The website noisemapping.org tells Londoners if their street has the permanent sound equivalent of a vacuum cleaner, mixer, dishwasher or alarm clock. Over the next 12 months, the Department for Environment, Food and Rural Affairs intends to expand the site to show the decibel level of streets throughout England.

Colours on the map show the decibel level on various sections of road. A reading of 20 decibels is equivalent to the sound of rustling leaves, the department explains, the typical high readings of 70 to 80 decibels are like that of a vacuum cleaner, noisy restaurant or alarm clock. People visiting the site can enter a postcode to get a reading for that area.

Government scientists obtained the information by using roadside emissions data from 2001. "The map covers the greatest ground area of any [such] map produced so far in the world," a Defra spokeswoman said. "It doesn't take into account air traffic noise or other noise, it's just measuring road traffic noise.

"They've just been able to focus on one particular type of noise because it takes a lot of time to put together."
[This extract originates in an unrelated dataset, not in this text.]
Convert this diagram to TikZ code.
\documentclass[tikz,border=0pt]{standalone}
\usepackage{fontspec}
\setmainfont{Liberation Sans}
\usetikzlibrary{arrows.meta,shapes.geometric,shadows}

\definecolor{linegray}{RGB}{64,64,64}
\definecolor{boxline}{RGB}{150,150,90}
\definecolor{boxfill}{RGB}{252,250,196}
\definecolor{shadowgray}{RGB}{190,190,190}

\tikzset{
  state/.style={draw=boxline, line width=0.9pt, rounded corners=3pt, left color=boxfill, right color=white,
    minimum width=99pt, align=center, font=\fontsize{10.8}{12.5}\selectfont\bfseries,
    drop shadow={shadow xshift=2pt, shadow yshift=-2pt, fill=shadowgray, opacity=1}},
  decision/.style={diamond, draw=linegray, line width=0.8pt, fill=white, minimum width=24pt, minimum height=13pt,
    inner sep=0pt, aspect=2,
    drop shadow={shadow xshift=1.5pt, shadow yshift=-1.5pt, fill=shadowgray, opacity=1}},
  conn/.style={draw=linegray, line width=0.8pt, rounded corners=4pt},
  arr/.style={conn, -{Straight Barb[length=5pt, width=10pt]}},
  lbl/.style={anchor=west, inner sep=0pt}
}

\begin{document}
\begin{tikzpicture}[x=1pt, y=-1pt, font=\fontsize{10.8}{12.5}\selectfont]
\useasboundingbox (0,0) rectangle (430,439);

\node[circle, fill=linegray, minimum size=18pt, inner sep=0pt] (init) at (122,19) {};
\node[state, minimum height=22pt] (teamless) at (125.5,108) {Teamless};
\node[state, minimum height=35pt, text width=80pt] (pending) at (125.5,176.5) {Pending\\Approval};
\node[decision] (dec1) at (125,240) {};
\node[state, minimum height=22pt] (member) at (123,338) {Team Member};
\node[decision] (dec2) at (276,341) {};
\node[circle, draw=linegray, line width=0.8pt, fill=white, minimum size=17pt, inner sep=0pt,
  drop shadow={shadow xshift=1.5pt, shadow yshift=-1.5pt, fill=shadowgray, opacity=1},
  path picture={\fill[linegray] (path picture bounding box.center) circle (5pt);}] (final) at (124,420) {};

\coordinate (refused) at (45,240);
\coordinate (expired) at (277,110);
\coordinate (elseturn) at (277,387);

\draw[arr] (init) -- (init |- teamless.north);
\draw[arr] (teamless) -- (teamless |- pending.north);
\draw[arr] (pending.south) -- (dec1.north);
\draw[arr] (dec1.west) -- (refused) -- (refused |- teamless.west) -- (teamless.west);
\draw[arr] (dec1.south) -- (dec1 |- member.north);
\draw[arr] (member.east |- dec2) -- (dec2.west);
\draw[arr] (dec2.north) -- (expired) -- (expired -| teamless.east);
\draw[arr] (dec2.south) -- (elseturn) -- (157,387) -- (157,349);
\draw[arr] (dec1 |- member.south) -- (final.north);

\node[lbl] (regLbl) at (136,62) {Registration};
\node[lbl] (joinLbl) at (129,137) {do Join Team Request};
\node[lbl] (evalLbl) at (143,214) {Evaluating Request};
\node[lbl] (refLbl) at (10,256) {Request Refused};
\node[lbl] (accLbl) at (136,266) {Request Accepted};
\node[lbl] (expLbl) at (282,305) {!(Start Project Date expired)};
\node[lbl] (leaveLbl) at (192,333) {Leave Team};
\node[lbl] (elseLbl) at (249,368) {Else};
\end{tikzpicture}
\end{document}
The spokeswoman said she imagined the map would be keenly followed by property-obsessed Londoners although that was not its intention.

"Birmingham did a noise map in 1999 and one of the issues was whether it would deter people from buying in noisy areas," she said.

"But people move to areas for all sorts of reasons. They might trade off living in a loud area against other benefits such as good transport links or access to schools."

The map is part of the Government's national ambient noise strategy, due to be completed in 2007. Defra says it will assess noise levels all around the country and use the data to implement measures to improve quality of life, including working with local government to erect noise barriers or pave roads with porous asphalt, which reduces sound.

In London, the mapping has found that the noisiest boroughs are, predictably, the City of London (with 43 per cent of its area with levels above 60 decibels), and Westminster (34 per cent), followed by Hounslow, which is near the M4 and Heathrow (25 per cent) and Kensington/Chelsea (24 per cent). The further from the centre, the quieter, with Sutton, Bromley, Croydon, Harrow and Richmond rating best.

The noise on Downing Street, set back from busy Whitehall, comes in at 55 decibels - just under the noise of a normal conversation. Buckingham Palace is less protected, with Buckingham Palace Road measuring 80 decibels (alarm clock levels).

The Environment minister, Lord Whitty, said: "Noise is a universal problem which has affected most of us at some time in our lives. It can have a serious impact on our quality of life, which is why tackling noise is a priority for the Government.

"The London Road Traffic Noise Map is the first big step in our project to map the whole of England, which will help us to see where we need to take measures to reduce noise and to target problem areas."